On June 6, Circle Pines resident Randy Kuzel donated one of his kidneys to a cousin. “We grew up together and are six months apart,” he said.

Kuzel’s cousin went in for a high school football physical at the age of 16; lab tests found blood in his urine. Between the ages of 16 and 52, his kidney function continued to decrease. “It just got to the point,” Kuzel said, “where the family finally had to reach out to family and friends last year to see if there was a match. I got tested and, thankfully, I was a match.

“Can you imagine having a sibling, friend or a cousin in need and not helping? I just couldn't imagine not helping him, knowing I was a match.”

Prior to the procedure, Kuzel said, he had several checkups, MRIs (magnetic resonance imaging scans) and tests, which didn't cost him a dime. He was also able to meet with a team of social workers, nurses and the surgeon who explained the procedure and answered any questions he had. “I had my own team of doctors who were looking out for me, and me only,” he said. “My cousin had his own set of doctors.”

Rosenberg said even though medical expenses are covered for donors, the executive order tries to address other costs that might be barriers, including lost wages, child care expenses and transportation. The order also aims to increase the number of transplants, with a goal of doubling the number of kidneys — both real and artificial — available for transplant by 2030.
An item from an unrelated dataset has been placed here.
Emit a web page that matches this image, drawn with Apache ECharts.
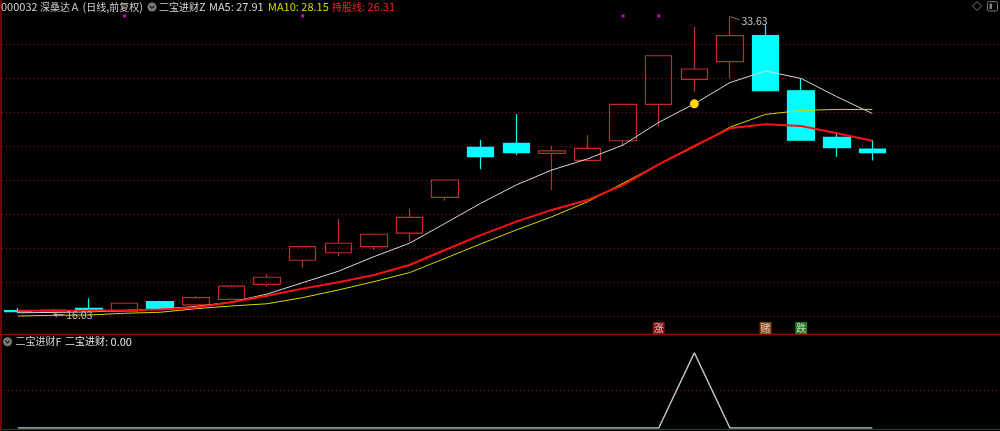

“They are trying to do a better job of identifying deceased donor kidneys from people who have been declared brain dead in the hospital, which is managed through an organ procurement organization (OPO),” he explained. “They think there are kidneys that are not used when they could be, either because they have some mild abnormalities, or they have been in storage for too long.”

The order also seeks to encourage the identification of kidney failure cases earlier. Rosenberg noted that in the hospital, it is not uncommon to see a patient who comes into the emergency room in the end stages of kidney disease. “They have to start dialysis on an emergency basis, and they had no idea that they ever had anything wrong with their kidneys,” he said.

Kidney X, a partnership between ASN and the Department of Health and Human Services, is also mentioned in the executive order. “It is a different way of trying to encourage innovation in an area where investigators/researchers can develop something and apply for a prize,” Rosenberg said.

“I was honored to witness the president sign an executive order that recognizes the importance of early diagnosis and treatment of kidney diseases, the need to provide individuals with more choices when kidney failure does occur, and the urgent need to increase the supply of organs for kidney transplantation,” he said.

“The combination of these truly important goals signals to the kidney community that this administration is serious about changing the dynamics inherent currently in kidney care.”